In 1969 Joseph Schwab famously declared (in the USA) “curriculum is moribund”, by which he meant that there was no informed deliberation taking place, outside of abstract theory and habitual practice, over the meaning and quality of a modern school curriculum in a contemporary context. In response to abstract proposals, he developed what he called a ‘practical language’ for thinking about, developing and governing school curriculum. It stands today as a solid basis for addressing our own situation in which the curriculum is equally moribund. He set out a process which is systemic, inclusive, educational, political and professional in equal measure, for “deliberations” over curriculum. It did not include a hastily constructed group of second-tier observers (and people with conflicts of interest) moderating thousands of comments in secret and against concealed criteria – imposing a “cautious” approach on those of us feeling little less than extreme urgency.
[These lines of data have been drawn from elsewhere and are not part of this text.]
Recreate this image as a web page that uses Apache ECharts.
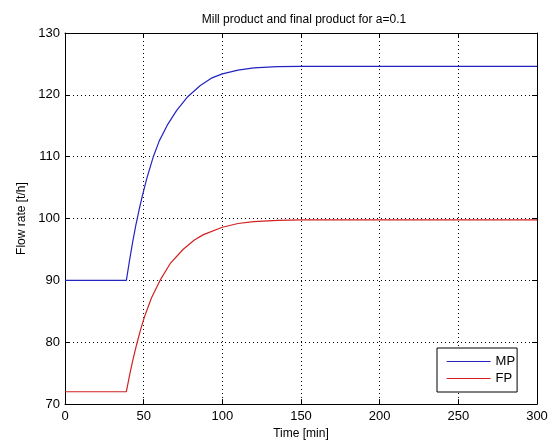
<!DOCTYPE html>
<html>
<head>
<meta charset="utf-8">
<script src="https://cdn.jsdelivr.net/npm/echarts@6/dist/echarts.min.js"></script>
<style>html,body{margin:0;padding:0;background:#fff}#c{width:553px;height:445px}</style>
</head>
<body>
<div id="c"></div>
<script>
// Time [min] and flow rate [t/h]
const mpTime = [0, 39, 41, 43, 45, 47, 49, 52, 56, 60, 65, 71, 78, 86, 93, 100, 110, 120, 135, 150, 300];
const mpFlow = [90, 90, 93.2, 96.2, 98.9, 101.3, 103.5, 106.5, 109.9, 112.6, 115.1, 117.5, 119.7, 121.5, 122.7, 123.4, 124.0, 124.35, 124.55, 124.6, 124.6];
const fpTime = [0, 39, 41, 43, 45.5, 48, 50.5, 55, 60.4, 66.8, 75, 82, 88, 100, 110, 120, 135, 150, 300];
const fpFlow = [72, 72, 74.6, 77.0, 79.6, 82.0, 84.1, 87.2, 90, 92.7, 95.0, 96.5, 97.4, 98.6, 99.2, 99.5, 99.7, 99.8, 99.8];
const xTicks = [0, 50, 100, 150, 200, 250, 300];
const yTicks = [70, 80, 90, 100, 110, 120, 130];
const seriesNames = ['MP', 'FP'];
const seriesColors = ['#2424c0', '#d42020'];

const font = 'Liberation Sans, Arial, sans-serif';
const pairs = (t, v) => t.map((x, i) => [x, v[i]]);

const chart = echarts.init(document.getElementById('c'), null, {renderer: 'canvas'});
const xCommon = {
  type: 'value', min: xTicks[0], max: xTicks[xTicks.length - 1], interval: 50,
  axisLine: {show: true, onZero: false, lineStyle: {color: '#000', width: 1}},
  axisTick: {show: true, inside: true, length: 5, lineStyle: {color: '#000'}}
};
const yCommon = {
  type: 'value', min: yTicks[0], max: yTicks[yTicks.length - 1], interval: 10,
  axisLine: {show: true, onZero: false, lineStyle: {color: '#000', width: 1}},
  axisTick: {show: true, inside: true, length: 5, lineStyle: {color: '#000'}}
};
chart.setOption({
  animation: false,
  backgroundColor: '#fff',
  title: {
    text: 'Mill product and final product for a=0.1',
    left: 299, top: 9, textAlign: 'center',
    textStyle: {fontFamily: font, fontSize: 12, fontWeight: 'normal', color: '#000'}
  },
  grid: {left: 65, right: 16, top: 33, bottom: 39, containLabel: false},
  legend: {
    data: seriesNames,
    orient: 'vertical',
    left: 437, top: 348,
    padding: [7, 2, 7, 9],
    itemWidth: 44, itemHeight: 14, itemGap: 4,
    itemStyle: {opacity: 0},
    lineStyle: {width: 1.2},
    backgroundColor: '#fff',
    borderColor: '#000', borderWidth: 1, borderRadius: 0,
    textStyle: {fontFamily: font, fontSize: 13, color: '#000', padding: [0, 0, 0, 0]}
  },
  xAxis: [
    Object.assign({}, xCommon, {
      position: 'bottom',
      name: 'Time [min]', nameLocation: 'middle', nameGap: 22,
      nameTextStyle: {fontFamily: font, fontSize: 12, color: '#000'},
      axisLabel: {fontFamily: font, fontSize: 13, color: '#000', margin: 6},
      splitLine: {show: true, lineStyle: {color: '#000', type: [1, 3], width: 1}}
    }),
    Object.assign({}, xCommon, {
      position: 'top', axisLabel: {show: false}, splitLine: {show: false}
    })
  ],
  yAxis: [
    Object.assign({}, yCommon, {
      position: 'left',
      name: 'Flow rate [t/h]', nameLocation: 'middle', nameGap: 36, nameRotate: 90,
      nameTextStyle: {fontFamily: font, fontSize: 12, color: '#000'},
      axisLabel: {fontFamily: font, fontSize: 13, color: '#000', margin: 5},
      splitLine: {show: true, lineStyle: {color: '#000', type: [1, 3], width: 1}}
    }),
    Object.assign({}, yCommon, {
      position: 'right', axisLabel: {show: false}, splitLine: {show: false}
    })
  ],
  series: [
    {
      name: seriesNames[0], type: 'line', xAxisIndex: 0, yAxisIndex: 0,
      data: pairs(mpTime, mpFlow), symbol: 'none', smooth: false,
      lineStyle: {color: seriesColors[0], width: 1.2}, itemStyle: {color: seriesColors[0]}
    },
    {
      name: seriesNames[1], type: 'line', xAxisIndex: 0, yAxisIndex: 0,
      data: pairs(fpTime, fpFlow), symbol: 'none', smooth: false,
      lineStyle: {color: seriesColors[1], width: 1.2}, itemStyle: {color: seriesColors[1]}
    }
  ]
});
</script>
</body>
</html>
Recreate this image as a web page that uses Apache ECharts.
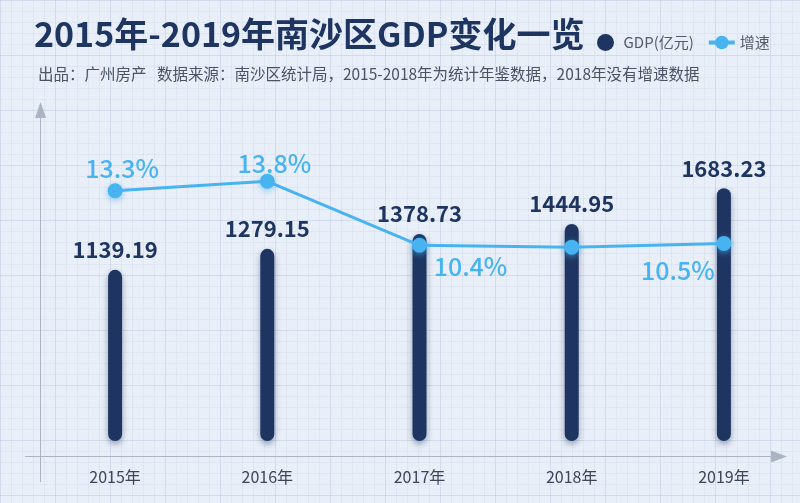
<!DOCTYPE html>
<html>
<head>
<meta charset="utf-8">
<script src="https://cdn.jsdelivr.net/npm/echarts@6/dist/echarts.min.js"></script>
<style>
html,body{margin:0;padding:0;}
body{
  width:800px;height:503px;overflow:hidden;
  background-color:#e9eff8;
  background-image:
    linear-gradient(rgba(176,192,218,0.26) 1px, transparent 1px),
    linear-gradient(90deg, rgba(176,192,218,0.26) 1px, transparent 1px),
    linear-gradient(rgba(196,208,228,0.3) 1px, transparent 1px),
    linear-gradient(90deg, rgba(196,208,228,0.3) 1px, transparent 1px);
  background-size:55px 55px,55px 55px,11px 11px,11px 11px;
}
#chart{width:800px;height:503px;}
</style>
</head>
<body>
<div id="chart"></div>
<script>
// ---- data ----
const categories = ['2015年', '2016年', '2017年', '2018年', '2019年'];
const gdpValues = [1139.19, 1279.15, 1378.73, 1444.95, 1683.23];
const growthValues = [13.3, 13.8, 10.4, 10.3, 10.5];
const growthShown = [true, true, true, false, true];
const titleText = '2015年-2019年南沙区GDP变化一览';
const subText = '出品：广州房产   数据来源：南沙区统计局，2015-2018年为统计年鉴数据，2018年没有增速数据';
const legendNames = ['GDP(亿元)', '增速'];

// ---- styles ----
const NAVY = '#1f3561';
const BLUE = '#48b3f1';
const FONT = '"Noto Sans CJK SC", "Noto Sans", sans-serif';
const growthLabelOffsets = [[7, -22], [7, -18], [51, 21], [0, 0], [-46, 27]];

const lineData = growthValues.map((v, i) => ({
  value: v,
  label: {
    show: growthShown[i],
    position: 'inside',
    offset: growthLabelOffsets[i],
    formatter: '{c}%'
  }
}));

const chart = echarts.init(document.getElementById('chart'), null, {renderer: 'canvas'});
chart.setOption({
  backgroundColor: 'transparent',
  animation: false,
  textStyle: {fontFamily: FONT},
  title: [
    {text: titleText, left: 29, top: 12,
     textStyle: {fontSize: 34, fontWeight: 'bold', color: NAVY, fontFamily: FONT}},
    {text: subText, left: 33, top: 61,
     textStyle: {fontSize: 15.5, fontWeight: 'normal', color: '#4a5263', fontFamily: FONT}}
  ],
  legend: {
    left: 592, top: 29,
    itemWidth: 26, itemHeight: 17, itemGap: 13,
    textStyle: {fontSize: 15, color: '#555c6a', fontFamily: FONT},
    data: [
      {name: legendNames[0], icon: 'circle', itemStyle: {shadowBlur: 0}},
      {name: legendNames[1], lineStyle: {width: 4}, itemStyle: {shadowBlur: 0}}
    ]
  },
  grid: {left: 39, right: -1, top: 100, bottom: 62},
  xAxis: {
    type: 'category',
    data: categories,
    axisLine: {show: false},
    axisTick: {show: false},
    axisLabel: {margin: 28, fontSize: 16, color: '#3d4659', fontFamily: FONT}
  },
  yAxis: [
    {type: 'value', min: 0, max: 2270, show: false, splitLine: {show: false}},
    {type: 'value', min: 0, max: 18.12, show: false, splitLine: {show: false}}
  ],
  graphic: [
    {type: 'line', shape: {x1: 40.5, y1: 482, x2: 40.5, y2: 110}, style: {stroke: '#aab4c3', lineWidth: 1}, silent: true},
    {type: 'polygon', shape: {points: [[40.5, 102], [35, 118], [46, 118]]}, style: {fill: '#aab4c3'}, silent: true},
    {type: 'line', shape: {x1: 25, y1: 456.5, x2: 776, y2: 456.5}, style: {stroke: '#aab4c3', lineWidth: 1}, silent: true},
    {type: 'polygon', shape: {points: [[787, 456.5], [771, 450.5], [771, 462.5]]}, style: {fill: '#aab4c3'}, silent: true}
  ],
  series: [
    {
      name: legendNames[0],
      type: 'bar',
      data: gdpValues,
      barWidth: 14,
      itemStyle: {
        color: NAVY, borderRadius: 7,
        shadowColor: 'rgba(31,53,97,0.45)', shadowBlur: 6, shadowOffsetY: 3
      },
      label: {
        show: true, position: 'top', distance: 9,
        fontSize: 22, fontWeight: 'bold', color: NAVY, fontFamily: FONT
      },
      z: 2
    },
    {
      name: legendNames[1],
      type: 'line',
      yAxisIndex: 1,
      data: lineData,
      symbol: 'circle',
      symbolSize: 15,
      lineStyle: {color: BLUE, width: 3},
      itemStyle: {color: BLUE, shadowColor: 'rgba(72,179,241,0.6)', shadowBlur: 6, shadowOffsetY: 2},
      label: {fontSize: 25, fontWeight: 500, color: BLUE, fontFamily: FONT},
      z: 3
    }
  ]
});
</script>
</body>
</html>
But let me go back even further than Schwab, to a proposal that, surely, meets the demands of today. In 1915 the city of Cleveland, Ohio commissioned a ‘School Survey’ as part of its general efforts to modernise the city in competition with a burgeoning New York and Chicago . What does a modern curriculum look like, equipped to meet immediate demands of employers, universities and families. About 20 projects were commissioned looking at every aspect of schooling – from classrooms to finance, from architecture to teacher preparation. The reports were moderated by committees of experts in each field and then published (at cost). A hotel room was rented for each Monday lunchtime for a year, inviting citizens to enter and discuss, argue over, whichever draft report was on the table that week. Finally, reports were amended and completed and formed the basis of curriculum and school development.
Now look at the bare threads of this ‘Curriculum’ review in comparison. How on earth did we get here?